On to one of the most amazing and undervalued trees ever. This versatile tree is perhaps best known for as the food of the famous silkworm. Here on the farm we have both the Mulberry as well as the silkworms, which are really fun low maintenance pets for kids! Our little daughter loves to observe them and feed them Mulberry leaves. The red Mulberry is more well known for its delicious fruit. The fruits are really heavenly (fresh and dried), and there is a substance in them that has clinically been proven to help with weight loss and sugar level regulation in the body. The Mulberry is very low maintenance and it’s easy to propagate from cuttings. It resists drought, waterlogging and flooding, the young leaves are edible in salads, the leaves are amazingly nutritious fodder for animals, the bark can be made into paper, the wood has woodcrafting uses, and the list goes on and on! Mediterranean climates need more of these!!!

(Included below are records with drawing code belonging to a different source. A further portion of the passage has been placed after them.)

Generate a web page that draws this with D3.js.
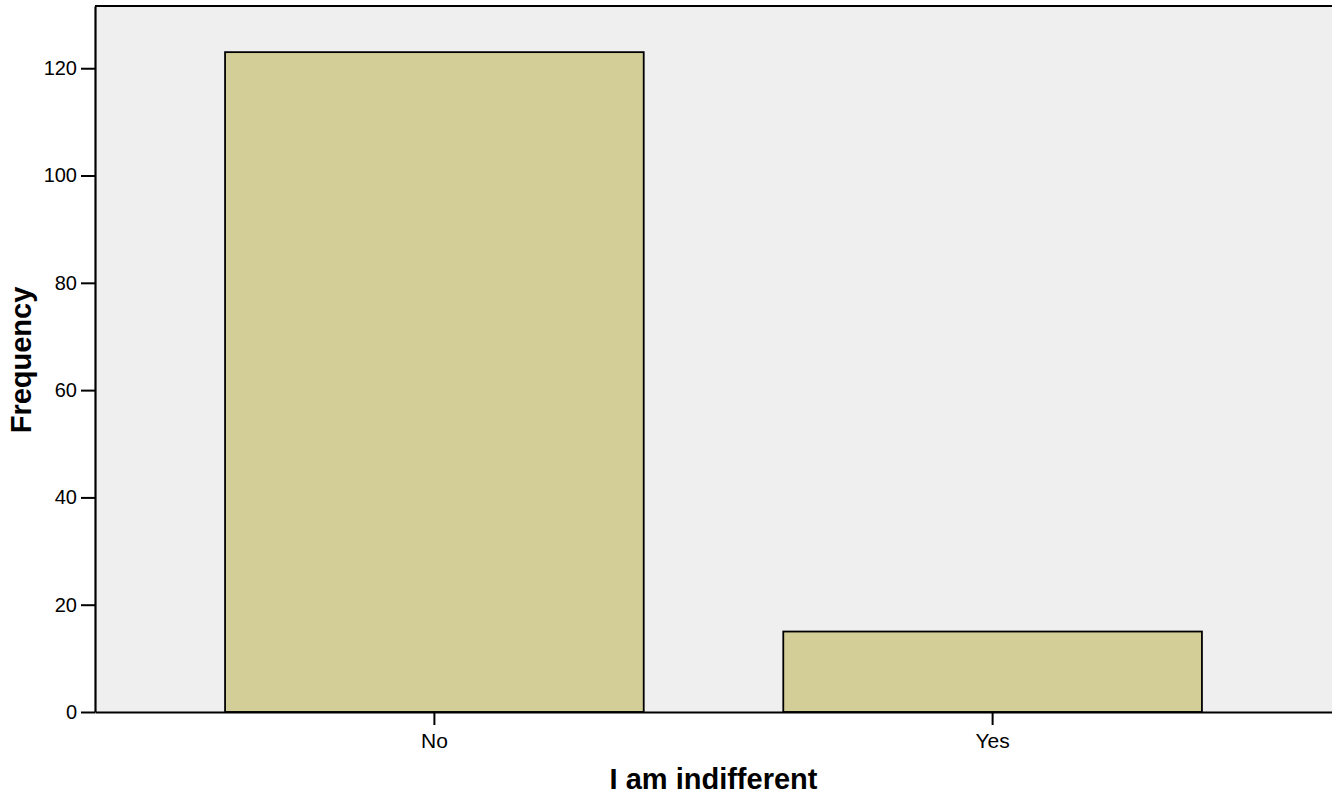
<!DOCTYPE html>
<html>
<head>
<meta charset="utf-8">
<script src="https://cdn.jsdelivr.net/npm/d3@7"></script>
<style>
  html, body { margin: 0; padding: 0; background: #fff; }
  svg { display: block; font-family: Arial, "Liberation Sans", sans-serif; }
</style>
</head>
<body>
<svg id="chart" width="1332" height="795"></svg>
<script>
const categories = ["No", "Yes"];
const frequencies = [123, 15];
const yTicks = [0, 20, 40, 60, 80, 100, 120];
const xTitle = "I am indifferent";
const yTitle = "Frequency";

const plotL = 95, plotR = 1332, plotT = 6, plotB = 712;

const svg = d3.select("#chart");

const x = d3.scaleBand().domain(categories).range([plotL, plotR])
  .paddingInner(0.25).paddingOuter(0.233);
const y = d3.scaleLinear().domain([0, 131.6]).range([plotB, plotT]);

// plot background
svg.append("rect")
  .attr("x", plotL).attr("y", plotT)
  .attr("width", plotR - plotL).attr("height", plotB - plotT)
  .attr("fill", "#efefef");

// bars
svg.selectAll("rect.bar").data(categories).enter().append("rect")
  .attr("class", "bar")
  .attr("x", d => x(d))
  .attr("y", (d, i) => y(frequencies[i]))
  .attr("width", x.bandwidth())
  .attr("height", (d, i) => y(0) - y(frequencies[i]))
  .attr("fill", "#d3ce97")
  .attr("stroke", "#000")
  .attr("stroke-width", 1.8);

// top border
svg.append("line")
  .attr("x1", plotL).attr("x2", plotR)
  .attr("y1", plotT).attr("y2", plotT)
  .attr("stroke", "#000").attr("stroke-width", 2);

// y axis
const yAxis = d3.axisLeft(y).tickValues(yTicks).tickSize(14).tickSizeOuter(0)
  .tickPadding(4).tickFormat(d3.format("d"));
const gy = svg.append("g").attr("transform", `translate(${plotL},0)`).call(yAxis);
gy.select(".domain").attr("stroke", "#000").attr("stroke-width", 2.2);
gy.selectAll(".tick line").attr("stroke", "#000").attr("stroke-width", 2);
gy.selectAll(".tick text").attr("font-size", 20).attr("fill", "#000")
  .attr("font-family", "Arial, 'Liberation Sans', sans-serif");

// x axis
const xAxis = d3.axisBottom(x).tickSize(13).tickSizeOuter(0).tickPadding(8);
const gx = svg.append("g").attr("transform", `translate(0,${plotB})`).call(xAxis);
gx.select(".domain").attr("stroke", "#000").attr("stroke-width", 2.2);
gx.selectAll(".tick line").attr("stroke", "#000").attr("stroke-width", 2);
gx.selectAll(".tick text").attr("font-size", 21).attr("fill", "#000")
  .attr("font-family", "Arial, 'Liberation Sans', sans-serif");

// axis titles
svg.append("text")
  .attr("x", (plotL + plotR) / 2).attr("y", 789)
  .attr("text-anchor", "middle")
  .attr("font-size", 29).attr("font-weight", "bold")
  .text(xTitle);

svg.append("text")
  .attr("transform", `translate(31,${(plotT + plotB) / 2 + 1}) rotate(-90)`)
  .attr("text-anchor", "middle")
  .attr("font-size", 29).attr("font-weight", "bold")
  .text(yTitle);
</script>
</body>
</html>
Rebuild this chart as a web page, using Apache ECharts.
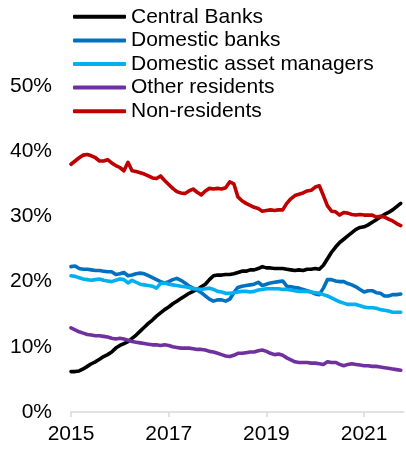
<!DOCTYPE html>
<html>
<head>
<meta charset="utf-8">
<script src="https://cdn.jsdelivr.net/npm/echarts@6/dist/echarts.min.js"></script>
<style>
  html, body { margin: 0; padding: 0; background: #fff; }
  #chart { width: 406px; height: 449px; }
</style>
</head>
<body>
<div id="chart"></div>
<script>
// Monthly holdings shares (%), January 2015 onward
const startYear = 2015;
const seriesNames = ['Central Banks', 'Domestic banks', 'Domestic asset managers', 'Other residents', 'Non-residents'];
const xTickYears = [2015, 2017, 2019, 2021];
const yTicks = [0, 10, 20, 30, 40, 50];

const centralBanks = [
  6.2, 6.2, 6.3, 6.6, 7.0, 7.4, 7.7, 8.1, 8.5, 8.8, 9.2, 9.8,
  10.2, 10.5, 10.8, 11.3, 11.8, 12.4, 13.0, 13.6, 14.1, 14.7, 15.2, 15.7,
  16.1, 16.6, 17.0, 17.4, 17.8, 18.2, 18.5, 18.8, 19.2, 19.6, 20.3, 20.9,
  21.0, 21.0, 21.1, 21.1, 21.2, 21.4, 21.6, 21.6, 21.8, 21.8, 22.0, 22.3,
  22.1, 22.1, 22.0, 22.0, 22.0, 21.9, 21.8, 21.7, 21.8, 21.7, 21.9, 21.9,
  22.0, 21.9, 22.5, 23.5, 24.5, 25.3, 26.0, 26.5, 27.0, 27.5, 28.0, 28.3,
  28.4, 28.7, 29.1, 29.5, 29.9, 30.3, 30.6, 31.0, 31.5, 32.0
];
const domesticBanks = [
  22.3, 22.4, 22.0, 21.9, 21.9, 21.8, 21.7, 21.7, 21.6, 21.5, 21.5, 21.1,
  21.2, 21.4, 20.9, 21.0, 21.2, 21.3, 21.2, 20.9, 20.6, 20.3, 20.0, 19.8,
  20.0, 20.3, 20.5, 20.2, 19.8, 19.3, 19.0, 18.7, 18.3, 17.8, 17.3, 17.0,
  17.2, 17.2, 17.0, 17.3, 18.3, 19.1, 19.3, 19.4, 19.5, 19.6, 19.9, 19.4,
  19.6, 19.8, 19.9, 20.0, 20.1, 19.3, 19.2, 19.1, 19.0, 18.8, 18.6, 18.4,
  18.1, 18.0, 19.0, 20.3, 20.3, 20.1, 20.0, 20.0, 19.7, 19.5, 19.2, 18.8,
  18.4, 18.6, 18.6, 18.3, 18.2, 17.8, 17.8, 18.0, 18.0, 18.1
];
const assetManagers = [
  20.9, 20.8, 20.6, 20.4, 20.3, 20.2, 20.3, 20.4, 20.2, 20.1, 20.0, 20.2,
  20.4, 20.3, 19.8, 20.2, 19.9, 19.6, 19.5, 19.4, 19.3, 19.0, 19.7, 19.8,
  19.6, 19.5, 19.4, 19.3, 19.2, 19.1, 18.9, 18.9, 18.8, 18.9, 19.0, 18.8,
  18.5, 18.4, 18.2, 18.2, 18.3, 18.4, 18.5, 18.5, 18.4, 18.5, 18.7, 18.8,
  18.9, 18.9, 18.9, 18.9, 18.8, 18.8, 18.7, 18.6, 18.5, 18.5, 18.5, 18.4,
  18.3, 18.2, 18.0, 17.8, 17.5, 17.2, 16.9, 16.7, 16.5, 16.5, 16.5, 16.3,
  16.1, 16.0, 16.0, 15.9, 15.7, 15.6, 15.5, 15.3, 15.3, 15.3
];
const otherResidents = [
  12.9, 12.6, 12.3, 12.1, 11.9, 11.8, 11.7, 11.7, 11.6, 11.5, 11.3, 11.2,
  11.3, 11.2, 11.0, 10.8, 10.7, 10.6, 10.5, 10.4, 10.3, 10.3, 10.2, 10.3,
  10.2, 10.0, 9.9, 9.8, 9.8, 9.8, 9.7, 9.6, 9.6, 9.5, 9.3, 9.2,
  9.0, 8.8, 8.6, 8.5, 8.7, 9.0, 9.0, 9.1, 9.2, 9.2, 9.4, 9.5,
  9.3, 9.0, 8.8, 8.9, 8.7, 8.3, 8.0, 7.7, 7.6, 7.6, 7.6, 7.5,
  7.5, 7.4, 7.3, 7.7, 7.6, 7.6, 7.3, 7.1, 7.3, 7.4, 7.3, 7.2,
  7.1, 7.1, 7.0, 7.0, 6.9, 6.8, 6.7, 6.6, 6.5, 6.4
];
const nonResidents = [
  38.0, 38.5, 39.0, 39.4, 39.5, 39.3, 39.0, 38.5, 38.5, 38.7, 38.2, 37.8,
  37.5, 37.0, 38.3, 37.0, 36.9, 36.7, 36.5, 36.2, 35.9, 35.8, 36.2, 35.5,
  34.9, 34.3, 33.8, 33.6, 33.5, 33.9, 34.2, 33.7, 33.3, 33.9, 34.3, 34.2,
  34.3, 34.2, 34.4, 35.3, 35.0, 33.0, 32.4, 32.0, 31.7, 31.4, 31.2, 30.8,
  30.9, 31.0, 30.9, 31.0, 31.0, 32.0, 32.7, 33.2, 33.4, 33.6, 33.9, 34.0,
  34.5, 34.7, 33.2, 31.6, 30.8, 30.7, 30.2, 30.6, 30.5, 30.3, 30.2, 30.3,
  30.2, 30.2, 30.2, 29.9, 30.0, 29.9, 29.6, 29.3, 28.9, 28.6
];

const colors = ['#000000', '#0070C0', '#00B0F0', '#7030A0', '#C00000'];
const allValues = [centralBanks, domesticBanks, assetManagers, otherResidents, nonResidents];

// pair each monthly value with its decimal-year position
function toPoints(values) {
  return values.map((v, i) => [startYear + i / 12, v]);
}

const FONT = '"Liberation Sans", Arial, sans-serif';
const chart = echarts.init(document.getElementById('chart'), null, { renderer: 'canvas' });

chart.setOption({
  animation: false,
  backgroundColor: '#ffffff',
  textStyle: { fontFamily: FONT },
  grid: { left: 71, right: 2, top: 86, bottom: 37, containLabel: false },
  legend: {
    orient: 'vertical',
    left: 73,
    top: 5,
    padding: 0,
    itemWidth: 53,
    itemHeight: 4,
    itemGap: 0,
    icon: 'roundRect',
    textStyle: { fontFamily: FONT, fontSize: 21, color: '#000', lineHeight: 23.6 },
    data: seriesNames
  },
  xAxis: {
    type: 'value',
    min: 2015,
    max: 2015 + 81.8 / 12,
    interval: 2,
    axisLine: { show: true, lineStyle: { color: '#d9d9d9', width: 1.5 } },
    axisTick: { show: true, length: 5, customValues: xTickYears, lineStyle: { color: '#d9d9d9', width: 1.5 } },
    axisLabel: {
      customValues: xTickYears,
      fontFamily: FONT, fontSize: 21, color: '#000', margin: 12,
      formatter: v => String(Math.round(v))
    },
    splitLine: { show: false }
  },
  yAxis: {
    type: 'value',
    min: yTicks[0],
    max: yTicks[yTicks.length - 1],
    interval: 10,
    axisLine: { show: false },
    axisTick: { show: false },
    splitLine: { show: false },
    axisLabel: { fontFamily: FONT, fontSize: 21, color: '#000', margin: 19, formatter: '{value}%' }
  },
  series: seriesNames.map((name, k) => ({
    name,
    type: 'line',
    data: toPoints(allValues[k]),
    showSymbol: false,
    symbol: 'none',
    color: colors[k],
    lineStyle: { width: 3.6, color: colors[k], join: 'round', cap: 'round' },
    emphasis: { disabled: true }
  }))
});
</script>
</body>
</html>
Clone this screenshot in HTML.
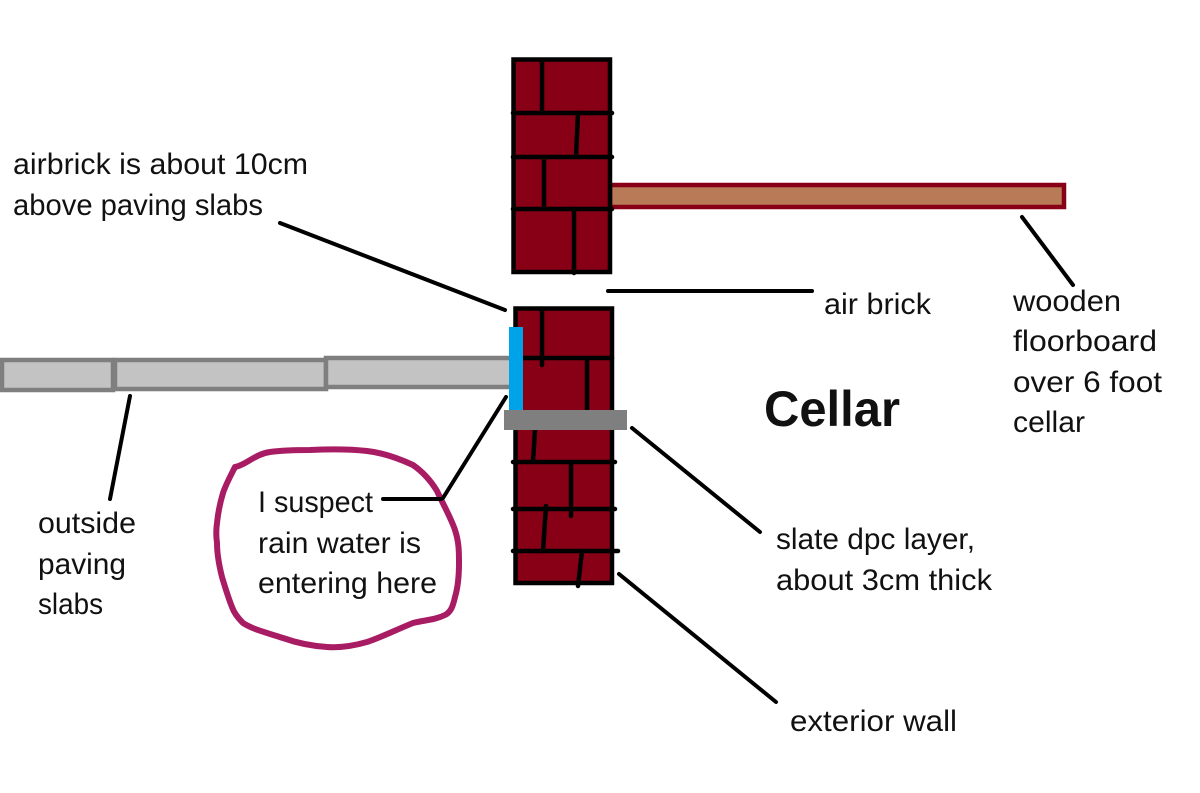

Last but not least, topping our list of useful Mediterranean climate trees that need very low maintenance is the world famous Almond! The almond tree is another typical Mediterranean rain-fed productive tree species. Belonging to the branch of stone fruits, and therefore also in the rose family, the almond tree is well known for its beautiful early pinkish blossoms, before it has any leaves. Three years after planting they start yielding copious amounts of almonds. Choose your varieties well, because sweet almonds are created through selection and grafting and are not true to seed; wild almonds will mostly taste bitter. These bitter almonds are used to make the above mentioned Amaretto type bitter almond liquors, and the bitter almonds are said to be medicinal, because of their high organic cyanide content. Almonds are delicious and nutritious, soak them before eating, make your own almond milk, or like our local old ladies you can mix them with figs and make amazing fig cakes.